Probably what Jamie Dornan and Dakota Johnson were saying to themselves as filming drew to a close, Fifty Shades Freed was always going to cop it.

The third and least satisfying of the long-awaited E. L. James adaptations, critics everywhere as it would appear indulged in their own sadomasochistic ritual by first going to see the film then writing about it. This latest accompanying the near-annual avalanche of scathing entreaties to seek out almost anything else, no discussion of the self-labelled climax can take place without figuring where the series went so wrong after the first fairly underrated sexual encounter.

An erotic though surprisingly tame romantic drama that focused on its leads’ burgeoning affaire and was willing to poke fun at itself, in large part due to the pair of semi-detached headliners, the latter films exist in an almost wholly unrecognisable universe. Jettisoning the fluctuating and not uninvolving power dynamics evocative of the only two decent scenes in this latest entry, the two most recent films contain nothing like Fifty Shades of Grey’s notable boardroom scene.

Funny, well-written, imparting much of what we needed to know about Dakota Johnson’s Anastasia Steele and (it must be said) supremely well lit, no segment in either successor has even held a candle to it, replacing dynamics little explored in such blockbuster cinema with shoddy car chases, kidnappings, helicopter crashes and outlandish episodes that are over as quickly as they began.

In many respects, Darker and Freed are actually much more akin to the James Bond series than any of the romantic feature-length escapades it seldom evokes. Filled with abrupt action sequences, beautiful people, fast cars, flights of fancy across Europe, a ludicrous villain, unrealistic expectations of romance and dialogue that isn’t recognisably human, the series, like Bond, is a genre unto itself.

Showing little to no interest in the impact of these outrageous events on anyone, the problem with Darker and Freed is that they are not romantic dramas, but thrillers, and bad ones at that. Freed, shot together with Darker, is a world apart from the first film and barely distinguishable from the second, regrettably ramping up its woeful theatrics rather than toning it down.

Having said this, Bond is crucially self-aware and comfortable in the genre it thrives in. Freed wants to be everything and you can’t have your ice-cream and eat it too, unless you are of course Anastasia and Christian and you’re in one of the only two good scenes in the movie. The actors for once at this juncture look like they’d not rather be just about anywhere else, assuring the audience for the last time that these movies aren’t supposed to be taken too seriously. The other noteworthy sequence takes place after a drunken evening for Christian and is reminiscent of the shifting power-plays that better characterised the first film.

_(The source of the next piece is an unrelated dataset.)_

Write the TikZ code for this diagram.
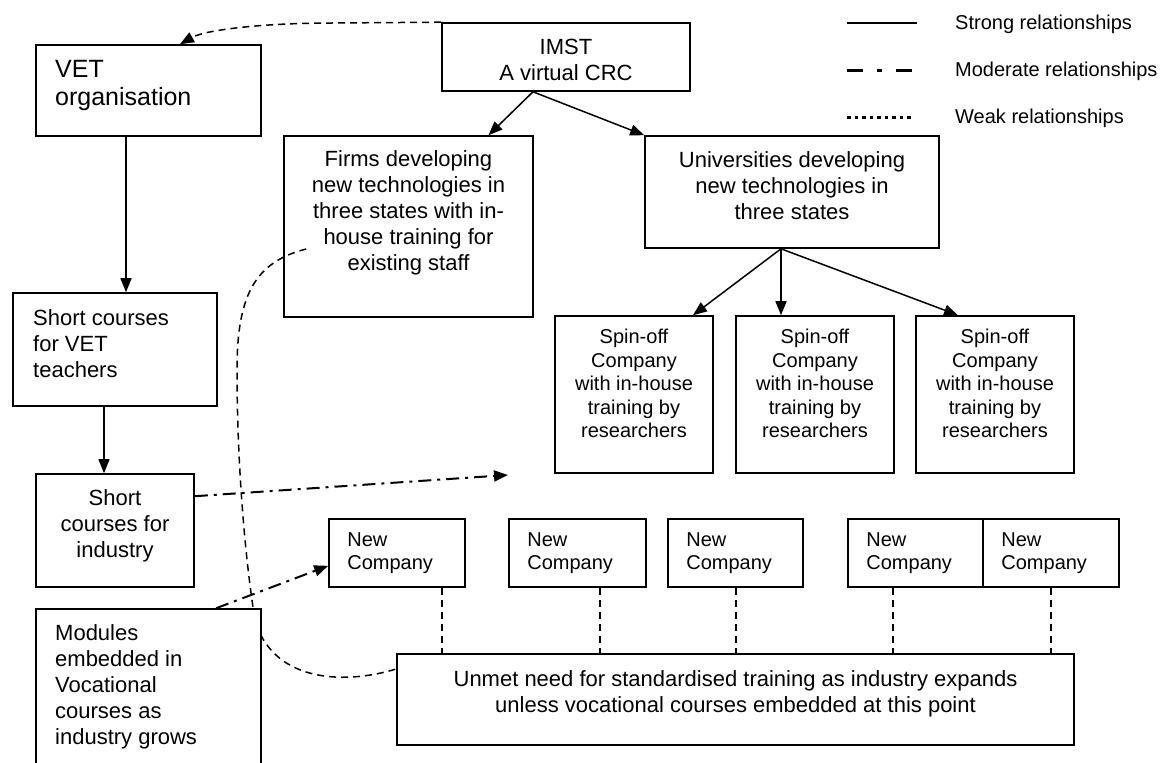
\documentclass[tikz,border=0pt]{standalone}
\usepackage{fontspec}
\setmainfont{Liberation Sans}
\usetikzlibrary{arrows.meta,calc}
\begin{document}
\begin{tikzpicture}[x=1pt,y=-1pt,
  box/.style={draw, line width=1.6pt, fill=white, inner sep=0pt},
  txt/.style={inner sep=0pt, font=\fontsize{22}{26}\selectfont},
  smalltxt/.style={inner sep=0pt, font=\fontsize{20}{23.5}\selectfont},
  bigtxt/.style={inner sep=0pt, font=\fontsize{25}{28}\selectfont},
  tip/.style={-{Triangle[length=14pt,width=11pt]}},
  strongline/.style={line width=1.5pt},
  weakline/.style={line width=1.5pt, dash pattern=on 7pt off 5pt},
  modline/.style={line width=2pt, dash pattern=on 13pt off 6pt on 3pt off 6pt}]
\useasboundingbox (0,0) rectangle (1170,763);
\clip (0,0) rectangle (1170,763);

% boxes
\node[box, minimum width=248pt, minimum height=68pt] (imst) at (566,57) {};
\node[box, minimum width=225pt, minimum height=91pt] (vet) at (148.5,90.5) {};
\node[box, minimum width=249pt, minimum height=181pt] (firms) at (408.5,226.5) {};
\node[box, minimum width=294pt, minimum height=112pt] (uni) at (792,192) {};
\node[box, minimum width=204pt, minimum height=113pt] (vett) at (115,349.5) {};
\node[box, minimum width=158pt, minimum height=113pt] (sci) at (115,530.5) {};
\node[box, minimum width=158pt, minimum height=157pt] (sp1) at (634,394.5) {};
\node[box, minimum width=158pt, minimum height=157pt] (sp2) at (815,394.5) {};
\node[box, minimum width=158pt, minimum height=157pt] (sp3) at (995,394.5) {};
\node[box, minimum width=136pt, minimum height=68pt] (nc1) at (397,553) {};
\node[box, minimum width=137pt, minimum height=68pt] (nc2) at (577.5,553) {};
\node[box, minimum width=135pt, minimum height=68pt] (nc3) at (735.5,553) {};
\node[box, minimum width=135pt, minimum height=68pt] (nc4) at (915.5,553) {};
\node[box, minimum width=136pt, minimum height=68pt] (nc5) at (1051,553) {};
\node[box, minimum width=677pt, minimum height=91pt] (unmet) at (735.5,699.5) {};

% weak curve from firms to unmet need (passes behind the modules box)
\draw[weakline] ($(firms.west)+(23,22.5)$) .. controls (255,262) and (237,295) .. (237,370)
  .. controls (237,470) and (246,565) .. (255,620)
  .. controls (272,680) and (340,686) .. ($(unmet.west)+(0,-30.5)$);

\node[box, minimum width=225pt, minimum height=191pt] (mod) at (148.5,704.5) {};

% texts
\node[txt, anchor=north, align=center] (imstT) at (566,39) {IMST\\A virtual CRC};
\node[bigtxt, anchor=north west, align=left] (vetT) at (55,60) {VET\\organisation};
\node[txt, anchor=north, align=center] (firmsT) at (408.5,150) {Firms developing\\new technologies in\\three states with in-\\house training for\\existing staff};
\node[txt, anchor=north, align=center] (uniT) at (792,151) {Universities developing\\new technologies in\\three states};
\node[txt, anchor=north west, align=left] (vettT) at (33,309) {Short courses\\for VET\\teachers};
\node[txt, anchor=north, align=center] (sciT) at (115,489) {Short\\courses for\\industry};
\node[txt, anchor=north west, align=left] (modT) at (55,624) {Modules\\embedded in\\Vocational\\courses as\\industry grows};
\foreach \s in {sp1,sp2,sp3}{
  \node[smalltxt, anchor=north, align=center] (\s T) at ($(\s.north)+(0,14)$) {Spin-off\\Company\\with in-house\\training by\\researchers};
}
\foreach \s in {nc1,nc2,nc3,nc4,nc5}{
  \node[smalltxt, anchor=north west, align=left] (\s T) at ($(\s.north west)+(19,14)$) {New\\Company};
}
\node[txt, anchor=north, align=center] (unmetT) at (735.5,670) {Unmet need for standardised training as industry expands\\unless vocational courses embedded at this point};

% strong arrows
\draw[strongline, tip] ($(imst.south)+(-33,0)$) -- ($(firms.north)+(80,0)$);
\draw[strongline, tip] ($(imst.south)+(-33,0)$) -- (uni.north west);
\draw[strongline, tip] ($(vet.south)+(-22.5,0)$) -- ($(vett.north)+(11,0)$);
\draw[strongline, tip] ($(vett.south)+(-11,0)$) -- ($(sci.north)+(-11,0)$);
\draw[strongline, tip] ($(uni.south)+(-11,0)$) -- ($(sp1.north)+(59,0)$);
\draw[strongline, tip] ($(uni.south)+(-11,0)$) -- ($(sp2.north)+(-34,0)$);
\draw[strongline, tip] ($(uni.south)+(-11,0)$) -- ($(sp3.north)+(-37,0)$);

% weak arrow IMST -> VET organisation
\draw[weakline, tip] (imst.north west) -- (332,23) .. controls (262,23) and (205,30) .. ($(vet.north)+(31.5,0)$);

% moderate arrows
\coordinate (e1) at (508,475);
\draw[modline, tip] ($(sci.north east)+(0,23)$) -- (e1);
\draw[modline, tip] ($(mod.north west)+(181,0)$) -- ($(nc1.south west)+(0,-22)$);

% weak links new companies -> unmet need
\path ($(nc1.south)+(45,0)$) coordinate (d1);
\path ($(nc2.south)+(22.5,0)$) coordinate (d2);
\path ($(nc3.south)+(0.5,0)$) coordinate (d3);
\path ($(nc4.south)+(-22.5,0)$) coordinate (d4);
\path (nc5.south) coordinate (d5);
\foreach \d in {d1,d2,d3,d4,d5}{
  \draw[weakline] (\d) -- (\d |- unmet.north);
}

% legend
\coordinate (la1) at (847,23); \coordinate (lb1) at (917,23);
\coordinate (la2) at (847,70); \coordinate (lb2) at (915,70);
\coordinate (la3) at (847,117); \coordinate (lb3) at (912,117);
\draw[line width=1.6pt] (la1) -- (lb1);
\draw[line width=3pt, dash pattern=on 16pt off 14pt on 5pt off 14pt] (la2) -- (lb2);
\draw[line width=3pt, dash pattern=on 3.5pt off 4pt] (la3) -- (lb3);
\node[smalltxt, anchor=base west] (lt1) at (955,29) {Strong relationships};
\node[smalltxt, anchor=base west] (lt2) at (955,76) {Moderate relationships};
\node[smalltxt, anchor=base west] (lt3) at (955,123) {Weak relationships};
\end{tikzpicture}
\end{document}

Returning to that other orphaned man of mystery with an endless supply of suits, this author has argued that Bond, amongst else, should be assessed against the metrics of that series’ own canon, and it would be unfair to treat the Fifty Shades trilogy any different.

Light on the erotics the books are known for, Dornan singing “Maybe I’m Amazed” is possibly the one memorable takeaway. Packing more than one poorly judged montage and a post-credits sequence for which even this film’s creators should have known better, Freed just doesn’t invest the time in it’s central relationship as the regrettable carbon copies of Twlight’s characters, to which this series and its plotting owes no end of debt, flit about the screen as you try to remember their names and if they were even in the other films.

The debt these movies also owe to their very reluctant precursor The Fall, without which Dornan would never have been cast, must also be acknowledged. Starring Gillian Anderson and Dornan as a sexual sadist with an obsession for young brunettes whose pathological tendencies are partly ascribed to his childhood and the events which followed his being orphaned at a young age, the show, at least for it’s first two seasons, is nothing short of masterful. It is also a testament to just how brilliant an actor Dornan can be and how little scope he, and Johnson for that matter, were given throughout now three films to at all demonstrate that of which they are capable.

Notwithstanding the barrage of criticism Fifty Shades Freed will deservedly garner, those endeared to the series or books will likely have already made the decision as to whether or not they will see the film. Those who would rather do anything else, The Fall is an option.